Autodesk / standard-surface

White paper describing the Autodesk Standard Surface shader.
Apache License 2.0
341 stars 25 forks source link

Sheen position in the stack #6

Open Da-Krunch opened 5 years ago

Da-Krunch commented 5 years ago

Hello there,

I've been doing some look development tests and I wonder if sheen shouldn't be placed all the way on top, over coat.

The reason for this is that sheen most usually represents phisical properties that happen on top of a possible layer of coat: fuzz, fibers, more often than not just dust.

For the same reason, probably coat tint should not affect sheen.

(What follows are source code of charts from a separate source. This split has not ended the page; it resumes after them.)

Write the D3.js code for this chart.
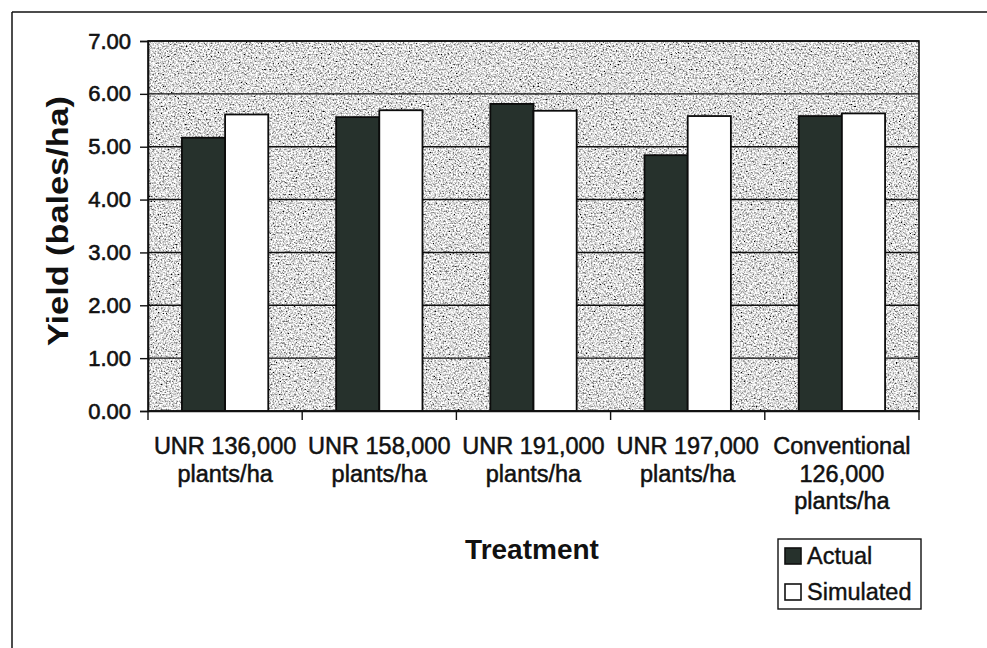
<!DOCTYPE html>
<html><head><meta charset="utf-8">
<script src="https://cdn.jsdelivr.net/npm/d3@7"></script>
<style>
html,body{margin:0;padding:0;background:#fff;}
svg{display:block;font-family:"Liberation Sans",Arial,sans-serif;}
</style></head>
<body><svg id="c" width="987" height="648"></svg>
<script>
const categories = [
  ["UNR 136,000","plants/ha"],
  ["UNR 158,000","plants/ha"],
  ["UNR 191,000","plants/ha"],
  ["UNR 197,000","plants/ha"],
  ["Conventional","126,000","plants/ha"]
];
const seriesNames = ["Actual","Simulated"];
const actual = [5.17, 5.56, 5.81, 4.84, 5.58];
const simulated = [5.61, 5.69, 5.68, 5.58, 5.63];
const yTicks = [0,1,2,3,4,5,6,7];
const colors = {Actual:"#26312c", Simulated:"#ffffff"};

const svg = d3.select("#c");
const W=987,H=648;
const m={left:148,right:W-919,top:41,bottom:H-411};
const iw=W-m.left-m.right, ih=H-m.top-m.bottom;
const ink="#111";

// frame (top and left only)
svg.append("line").attr("x1",12).attr("x2",W).attr("y1",12).attr("y2",12).attr("stroke",ink).attr("stroke-width",1.5);
svg.append("line").attr("x1",12).attr("x2",12).attr("y1",12).attr("y2",H).attr("stroke",ink).attr("stroke-width",1.5);

const defs=svg.append("defs");
const f=defs.append("filter").attr("id","speck").attr("x",0).attr("y",0).attr("width","100%").attr("height","100%");
f.append("feTurbulence").attr("type","fractalNoise").attr("baseFrequency",0.6).attr("numOctaves",2).attr("seed",7).attr("result","t");
f.append("feColorMatrix").attr("in","t").attr("type","matrix")
 .attr("values","2.4 0 0 0 -0.48  2.4 0 0 0 -0.48  2.4 0 0 0 -0.48  0 0 0 0 1");

const g=svg.append("g").attr("transform",`translate(${m.left},${m.top})`);
const x=d3.scaleBand().domain(d3.range(categories.length)).range([0,iw]).paddingInner(0.44).paddingOuter(0.22);
const xb=d3.scaleBand().domain(d3.range(categories.length)).range([0,iw]);
const x1=d3.scaleBand().domain(seriesNames).range([0,x.bandwidth()]);
const y=d3.scaleLinear().domain([0,7]).range([ih,0]);

g.append("rect").attr("width",iw).attr("height",ih).attr("fill","#b4b4b4").attr("filter","url(#speck)");

// gridlines
g.append("g").selectAll("line").data(yTicks).join("line")
 .attr("x1",0).attr("x2",iw).attr("y1",d=>y(d)).attr("y2",d=>y(d))
 .attr("stroke",ink).attr("stroke-width",1.4);

const data=[actual,simulated];
const grp=g.append("g").selectAll("g").data(categories).join("g")
 .attr("transform",(d,i)=>`translate(${x(i)},0)`);
grp.selectAll("rect").data((d,i)=>seriesNames.map((s,k)=>({s,v:data[k][i]}))).join("rect")
 .attr("x",d=>x1(d.s)).attr("width",x1.bandwidth())
 .attr("y",d=>y(d.v)).attr("height",d=>ih-y(d.v))
 .attr("fill",d=>colors[d.s]).attr("stroke","#0c0c0c").attr("stroke-width",1.8);

g.append("rect").attr("width",iw).attr("height",ih).attr("fill","none").attr("stroke",ink).attr("stroke-width",1.6);

// y axis
const ya=g.append("g").call(d3.axisLeft(y).tickValues(yTicks).tickFormat(d3.format(".2f")).tickSize(8).tickPadding(9));
ya.select(".domain").attr("stroke",ink).attr("stroke-width",1.6);
ya.selectAll(".tick line").attr("stroke",ink).attr("stroke-width",1.4);
ya.selectAll("text").attr("font-size",22).attr("fill",ink).attr("stroke",ink).attr("stroke-width",0.6)
 .attr("font-family","Liberation Sans,Arial,sans-serif");

// x axis
const xa=g.append("g").attr("transform",`translate(0,${ih})`)
 .call(d3.axisBottom(xb).tickSize(0).tickFormat(""));
xa.select(".domain").attr("stroke",ink).attr("stroke-width",1.6);
g.append("g").attr("transform",`translate(0,${ih})`).selectAll("line")
 .data(d3.range(categories.length+1)).join("line")
 .attr("x1",i=>i*xb.step()).attr("x2",i=>i*xb.step()).attr("y1",0).attr("y2",9)
 .attr("stroke",ink).attr("stroke-width",1.4);
const lab=g.append("g").selectAll("text").data(categories).join("text")
 .attr("x",(d,i)=>xb(i)+xb.bandwidth()/2).attr("y",ih+43)
 .attr("text-anchor","middle").attr("font-size",23.5).attr("fill",ink).attr("stroke",ink).attr("stroke-width",0.5);
lab.selectAll("tspan").data(d=>d).join("tspan")
 .attr("x",function(){return this.parentNode.getAttribute("x");})
 .attr("dy",(d,i)=>i===0?0:27.5).text(d=>d);

// titles
svg.append("text").attr("x",532).attr("y",559).attr("text-anchor","middle")
 .attr("font-size",28).attr("font-weight","bold").attr("fill",ink).text("Treatment");
svg.append("text").attr("transform","translate(68,221) rotate(-90)").attr("text-anchor","middle")
 .attr("font-size",29).attr("font-weight","bold").attr("fill",ink)
 .attr("textLength",250).attr("lengthAdjust","spacingAndGlyphs").text("Yield (bales/ha)");

// legend
const lg=svg.append("g").attr("transform","translate(778,539)");
lg.append("rect").attr("width",143).attr("height",70).attr("fill","#fff").attr("stroke",ink).attr("stroke-width",1.4);
const li=lg.selectAll("g").data(seriesNames).join("g").attr("transform",(d,i)=>`translate(7,${9+i*36})`);
li.append("rect").attr("width",16).attr("height",16).attr("fill",d=>colors[d]).attr("stroke",ink).attr("stroke-width",1.6);
li.append("text").attr("x",22).attr("y",16).attr("font-size",23.5).attr("fill",ink).attr("stroke",ink).attr("stroke-width",0.4).text(d=>d);
</script></body></html>
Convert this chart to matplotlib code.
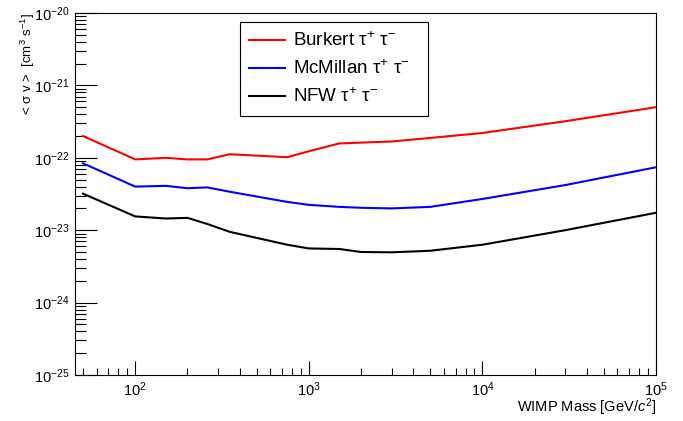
import numpy as np
import matplotlib
matplotlib.use("Agg")
import matplotlib.pyplot as plt
from matplotlib.ticker import LogLocator, FixedLocator, NullFormatter

plt.rcParams['font.family'] = ['Liberation Sans', 'DejaVu Sans']
plt.rcParams['mathtext.fontset'] = 'custom'
plt.rcParams['mathtext.rm'] = 'Liberation Sans'
plt.rcParams['mathtext.it'] = 'Liberation Sans:italic'

# WIMP mass [GeV/c^2] and upper limits <sigma v> [cm^3 s^-1]
mass = [50, 100, 150, 200, 260, 350, 750, 1000, 1500, 2000, 3000, 5000, 10000, 30000, 100000]
burkert = [2.0e-22, 9.5e-23, 1.0e-22, 9.5e-23, 9.5e-23, 1.12e-22, 1.02e-22, 1.23e-22,
           1.58e-22, 1.62e-22, 1.68e-22, 1.88e-22, 2.2e-22, 3.2e-22, 5.0e-22]
mcmillan = [8.4e-23, 4.0e-23, 4.1e-23, 3.8e-23, 3.9e-23, 3.4e-23, 2.46e-23, 2.24e-23,
            2.1e-23, 2.04e-23, 2.0e-23, 2.1e-23, 2.7e-23, 4.2e-23, 7.4e-23]
nfw = [3.2e-23, 1.55e-23, 1.45e-23, 1.48e-23, 1.22e-23, 9.5e-24, 6.3e-24, 5.6e-24,
       5.5e-24, 5.0e-24, 4.95e-24, 5.2e-24, 6.3e-24, 1.0e-23, 1.74e-23]

x_major = [1e2, 1e3, 1e4, 1e5]
y_major = [1e-25, 1e-24, 1e-23, 1e-22, 1e-21, 1e-20]

fig = plt.figure(figsize=(6.83, 4.21), dpi=100)
ax = fig.add_axes([75/683, 46/421, 581/683, 362/421])

ax.plot(mass, burkert, color='#ff0000', lw=1.5, label=r'Burkert τ$^{+}$ τ$^{-}$')
ax.plot(mass, mcmillan, color='#0000ff', lw=1.5, label=r'McMillan τ$^{+}$ τ$^{-}$')
ax.plot(mass, nfw, color='black', lw=1.5, label=r'NFW τ$^{+}$ τ$^{-}$')

ax.set_xscale('log')
ax.set_yscale('log')
ax.set_xlim(45, 1e5)
ax.set_ylim(1e-25, 1e-20)

ax.xaxis.set_major_locator(FixedLocator(x_major))
ax.xaxis.set_minor_locator(LogLocator(base=10, subs=np.arange(2, 10), numticks=20))
ax.yaxis.set_major_locator(FixedLocator(y_major))
ax.yaxis.set_minor_locator(LogLocator(base=10, subs=np.arange(2, 10), numticks=20))
ax.xaxis.set_minor_formatter(NullFormatter())
ax.yaxis.set_minor_formatter(NullFormatter())

ax.tick_params(which='both', direction='in', top=False, right=False, labelsize=10.5, width=0.8)
ax.tick_params(axis='x', which='major', length=10, pad=4)
ax.tick_params(axis='x', which='minor', length=5)
ax.tick_params(axis='y', which='major', length=16, pad=4)
ax.tick_params(axis='y', which='minor', length=8)
for s in ax.spines.values():
    s.set_linewidth(0.8)

ax.set_xlabel(r'WIMP Mass [GeV/$c^{2}$]', fontsize=10.5, loc='right')
ax.set_ylabel(r'< σ v >  [cm$^{3}$ s$^{-1}$]', fontsize=9.5, loc='top')
ax.xaxis.label.set_verticalalignment('baseline')
ax.xaxis.set_label_coords(1.0, -37/362)
ax.yaxis.set_label_coords(-38/581, 1.0)

leg = ax.legend(loc='upper left', bbox_to_anchor=(0.284, 0.71, 0.323, 0.265), mode='expand',
                borderaxespad=0, fontsize=13.5, fancybox=False, edgecolor='black',
                framealpha=1, handlelength=1.9, handletextpad=0.45, labelspacing=0.5,
                borderpad=0.5)
leg.get_frame().set_linewidth(0.8)

fig.savefig('out.png', dpi=100)
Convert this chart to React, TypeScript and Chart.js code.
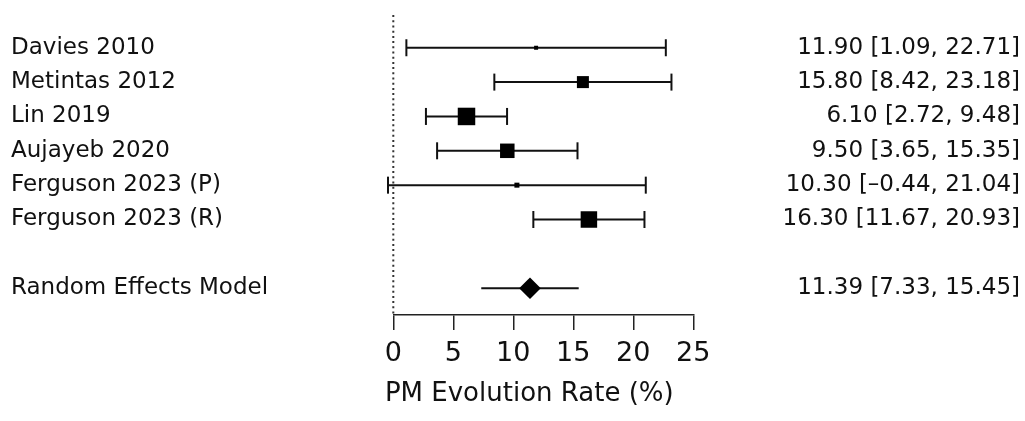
import React, { useEffect, useRef } from "react";
import { Chart, registerables } from "chart.js";

Chart.register(...registerables);

// ---------- data ----------
const studies = [
  "Davies 2010",
  "Metintas 2012",
  "Lin 2019",
  "Aujayeb 2020",
  "Ferguson 2023 (P)",
  "Ferguson 2023 (R)",
];
const estimates = [11.9, 15.8, 6.1, 9.5, 10.3, 16.3];
const lowerCI = [1.09, 8.42, 2.72, 3.65, -0.44, 11.67];
const upperCI = [22.71, 23.18, 9.48, 15.35, 21.04, 20.93];

const summaryLabel = "Random Effects Model";
const summaryEstimate = [11.39];
const summaryLower = [7.33];
const summaryUpper = [15.45];

const xTicks = [0, 5, 10, 15, 20, 25];
const xTitle = "PM Evolution Rate (%)";

// ---------- style ----------
const squareSidePx = [4, 12, 17.5, 14.5, 5, 16.5];
const FONT = "'DejaVu Sans', 'Liberation Sans', sans-serif";
const INK = "#111";

const fmt = (v: number) => v.toFixed(2).replace("-", "\u2013");

export default function App() {
  const ref = useRef<HTMLCanvasElement | null>(null);

  useEffect(() => {
    if (!ref.current) return;

    const n = studies.length;
    const rowOf = (i: number) => i + 1;
    const summaryRow = n + 2;
    const yMax = summaryRow + 0.78;

    const leftLabels: Record<number, string> = {};
    const rightLabels: Record<number, string> = {};
    studies.forEach((s, i) => {
      leftLabels[rowOf(i)] = s;
      rightLabels[rowOf(i)] = `${fmt(estimates[i])} [${fmt(lowerCI[i])}, ${fmt(upperCI[i])}]`;
    });
    leftLabels[summaryRow] = summaryLabel;
    rightLabels[summaryRow] = `${fmt(summaryEstimate[0])} [${fmt(summaryLower[0])}, ${fmt(summaryUpper[0])}]`;
    const rowValues = Object.keys(leftLabels).map(Number);

    const datasets: any[] = [];

    // squares
    datasets.push({
      type: "scatter",
      data: estimates.map((e, i) => ({ x: e, y: rowOf(i) })),
      pointStyle: "rect",
      pointRadius: squareSidePx.map((s) => s / Math.SQRT2),
      pointBackgroundColor: "#000",
      pointBorderWidth: 0,
      showLine: false,
      clip: false,
    });

    // summary diamond
    datasets.push({
      type: "scatter",
      data: summaryEstimate.map((e) => ({ x: e, y: summaryRow })),
      pointStyle: "rectRot",
      pointRadius: 10.8,
      pointBackgroundColor: "#000",
      pointBorderWidth: 0,
      showLine: false,
      clip: false,
    });

    // CI lines with caps
    studies.forEach((_, i) => {
      datasets.push({
        type: "line",
        data: [
          { x: lowerCI[i], y: rowOf(i) },
          { x: upperCI[i], y: rowOf(i) },
        ],
        borderColor: INK,
        borderWidth: 2,
        pointStyle: "line",
        pointRotation: 90,
        pointRadius: 8.5,
        pointBorderWidth: 2,
        pointBorderColor: INK,
        clip: false,
      });
    });

    // summary CI line
    datasets.push({
      type: "line",
      data: [
        { x: summaryLower[0], y: summaryRow },
        { x: summaryUpper[0], y: summaryRow },
      ],
      borderColor: INK,
      borderWidth: 2,
      pointRadius: 0,
      clip: false,
    });

    // dotted reference line at 0
    datasets.push({
      type: "line",
      data: [
        { x: 0, y: 0.05 },
        { x: 0, y: yMax },
      ],
      borderColor: "#333",
      borderWidth: 2,
      borderDash: [2, 3.2],
      pointRadius: 0,
      clip: false,
    });

    datasets.forEach((d) => (d.yAxisID = "yLeft"));

    const zeroPad = (s: any) => {
      s.paddingTop = 0;
      s.paddingBottom = 0;
      s.paddingLeft = 0;
      s.paddingRight = 0;
    };

    const titlePlugin = {
      id: "xTitle",
      afterDraw(chart: any) {
        const { ctx, chartArea } = chart;
        ctx.save();
        ctx.font = `26px ${FONT}`;
        ctx.fillStyle = INK;
        ctx.textAlign = "center";
        ctx.textBaseline = "middle";
        ctx.fillText(xTitle, (chartArea.left + chartArea.right) / 2 - 14, chartArea.bottom + 79);
        ctx.restore();
      },
    };

    const yCommon = {
      type: "linear",
      min: 0,
      max: yMax,
      reverse: true,
      grid: { display: false },
      border: { display: false },
    };

    const chart = new Chart(ref.current, {
      type: "scatter",
      data: { datasets },
      plugins: [titlePlugin],
      options: {
        animation: false,
        responsive: false,
        events: [],
        layout: { padding: { left: 11, right: 5, top: 13.4, bottom: 0 } },
        plugins: { legend: { display: false }, tooltip: { enabled: false } },
        scales: {
          x: {
            type: "linear",
            position: "bottom",
            min: xTicks[0],
            max: xTicks[xTicks.length - 1],
            afterBuildTicks: (s: any) => {
              s.ticks = xTicks.map((v) => ({ value: v }));
            },
            afterFit: (s: any) => {
              s.height = 106;
              zeroPad(s);
            },
            grid: {
              drawOnChartArea: false,
              drawTicks: true,
              tickLength: 15,
              color: "#222",
              lineWidth: 1.5,
            },
            border: { display: true, color: "#222", width: 1.5 },
            ticks: {
              font: { family: FONT, size: 27 },
              color: INK,
              padding: 8,
              maxRotation: 0,
              callback: (v: any) => String(v),
            },
          },
          yLeft: {
            ...yCommon,
            position: "left",
            afterBuildTicks: (s: any) => {
              s.ticks = rowValues.map((v) => ({ value: v }));
            },
            afterFit: (s: any) => {
              s.width = 382.3;
              zeroPad(s);
            },
            ticks: {
              font: { family: FONT, size: 23 },
              color: INK,
              crossAlign: "far",
              padding: 0,
              autoSkip: false,
              callback: (v: any) => leftLabels[Number(v)] ?? "",
            },
          },
          yRight: {
            ...yCommon,
            position: "right",
            afterBuildTicks: (s: any) => {
              s.ticks = rowValues.map((v) => ({ value: v }));
            },
            afterFit: (s: any) => {
              s.width = 326.7;
              zeroPad(s);
            },
            ticks: {
              font: { family: FONT, size: 23 },
              color: INK,
              crossAlign: "far",
              padding: 0,
              autoSkip: false,
              callback: (v: any) => rightLabels[Number(v)] ?? "",
            },
          },
        },
      } as any,
    } as any);

    return () => chart.destroy();
  }, []);

  return (
    <div style={{ position: "fixed", left: 0, top: 0, width: 1025, height: 421, background: "#fff" }}>
      <canvas ref={ref} width={1025} height={421} style={{ display: "block" }} />
    </div>
  );
}
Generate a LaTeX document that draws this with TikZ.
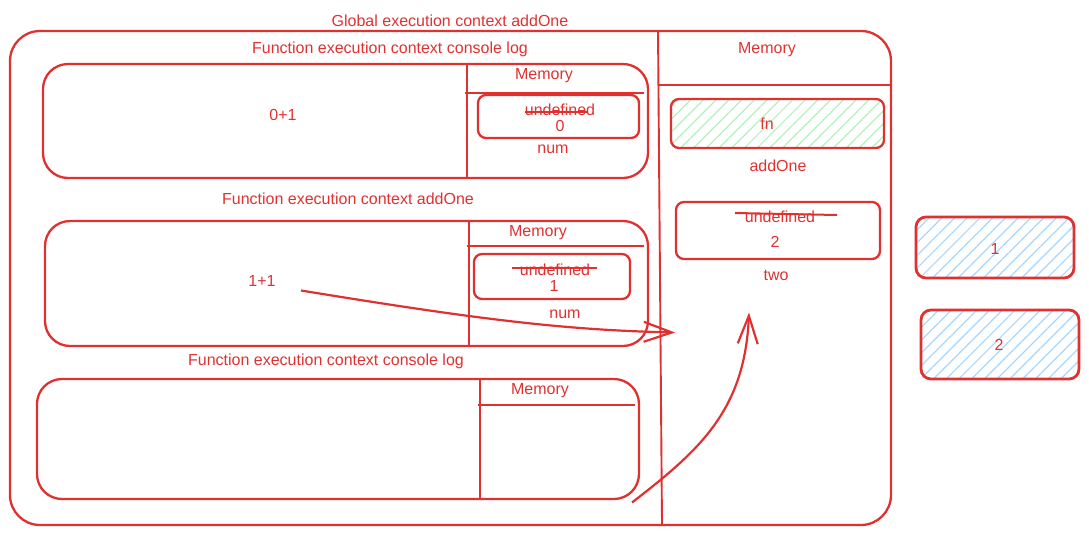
\documentclass[tikz,border=0pt]{standalone}
\usepackage{fontspec}
\setmainfont{Liberation Sans}
\usetikzlibrary{arrows.meta,patterns.meta}
\definecolor{exred}{HTML}{E03131}
\definecolor{exblue}{HTML}{A5D8FF}
\definecolor{exgreen}{HTML}{B2F2BB}

\begin{document}
\begin{tikzpicture}[x=1pt,y=-1pt,
	every node/.style={text=exred,font=\fontsize{16}{19}\selectfont,inner sep=0pt,yshift=-1.5pt},
	frame/.style={draw=exred,line width=2.3pt,rounded corners=#1},
	frame/.default=10pt,
	rule/.style={draw=exred,line width=1.9pt},
	hatch/.style={pattern={Lines[angle=45,distance=9pt,line width=1.2pt]},pattern color=#1},
	strike/.style={draw=exred,line width=2pt},
	flow/.style={draw=exred,line width=2.2pt,-{Straight Barb[length=28pt,width=20pt]}}]
			\useasboundingbox (0,0) rectangle (1089,536);
			% global context
			\node (globalTitle) at (450,19) {Global execution context addOne};
			\draw[frame=30pt] (10,31) rectangle (891,525);
			\draw[rule] (658,31) -- (662,525);
			\node (globalMem) at (767,48) {Memory};
			\draw[rule] (658,85) -- (891,85);
			\draw[frame=8pt,hatch=exgreen] (671,99) rectangle (884,148);
			\node (fnVal) at (767,122) {fn};
			\node (addOneName) at (778,164) {addOne};
			\draw[frame=8pt] (676,202) rectangle (880,259);
			\node (undefTwo) at (780,215) {undefined};
			\draw[strike] (735,213) -- (837,215);
			\node (twoVal) at (775,240) {2};
			\node (twoName) at (776,274) {two};
			% heap values
			\draw[frame=10pt,hatch=exblue,line width=2.8pt] (916,217) rectangle (1074,278);
			\node (heapOne) at (995,247) {1};
			\draw[frame=10pt,hatch=exblue,line width=2.8pt] (921,310) rectangle (1079,379);
			\node (heapTwo) at (999,343) {2};
			% function contexts
			\foreach \xa/\ya/\xb/\yb/\xd/\yr/\xm/\n in {43/64/648/178/467/93/544/A,45/221/648/346/469/246/538/B,37/379/639/499/480/405/540/C}{
				\draw[frame=25pt] (\xa,\ya) rectangle (\xb,\yb);
				\draw[rule] (\xd,\ya) -- (\xd,\yb);
				\draw[rule] (\xd-2,\yr) -- (\xb-4,\yr);
				\node (mem\n) at (\xm,\ya+10) {Memory};
			}
			\node (titleA) at (390,48) {Function execution context console log};
			\node (titleB) at (348,197) {Function execution context addOne};
			\node (titleC) at (326,360) {Function execution context console log};
			\node (sumA) at (283,113) {0+1};
			\node (sumB) at (262,279) {1+1};
			% num slots
			\draw[frame=8pt] (478,95) rectangle (639,138);
			\node (undefA) at (560,108) {undefined};
			\draw[strike] (525,112) -- (588,112);
			\node (numValA) at (560,124) {0};
			\node (numA) at (553,148) {num};
			\draw[frame=8pt] (474,254) rectangle (630,299);
			\node (undefB) at (555,268) {undefined};
			\draw[strike] (512,268) -- (597,268);
			\node (numValB) at (554,284) {1};
			\node (numB) at (565,313) {num};
			% flows
			\coordinate (flowStartB) at (301,289);
			\coordinate (flowEndB) at (675,331);
			\coordinate (flowStartC) at (632,501);
			\coordinate (flowEndC) at (749,311);
			\draw[flow] (flowStartB) .. controls (470,318) and (560,330) .. (flowEndB);
			\draw[flow] (flowStartC) .. controls (700,450) and (745,410) .. (flowEndC);
		\end{tikzpicture}
\end{document}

iliyang commented 4 years ago

[Breaking the record for longest time to respond to a ticket]

I see what you're saying. But could it even be that coat and sheen are mutually exclusive? What's a good use case where you need both? (Coated cloth, peach sound awkward.)

Da-Krunch commented 4 years ago

Hello Iliyang, I forget where we landed in the end, but the case I was thinking of is that sheen is often an approximation of effects like dust and fuzz, which can accumulate on top of hard surfaces, which may well have a coating. I guess, my thought was going to fine dust on top of car paint.

iliyang commented 3 years ago

(Sorry for the delay, vacation season)

Dust over car paint seems like a reasonable thing to want, but is this a proper use case for sheen? Is dust retro-reflective?

If diffuse reflection is what you need to model dust, then I wonder if 'diffuse over specular' is a common enough use case to warrant direct support by the shader. (Rather than resorting to layering one instance of the shader on top of another.) When trying to balance simplicity and expressiveness, the line has to be drawn somewhere.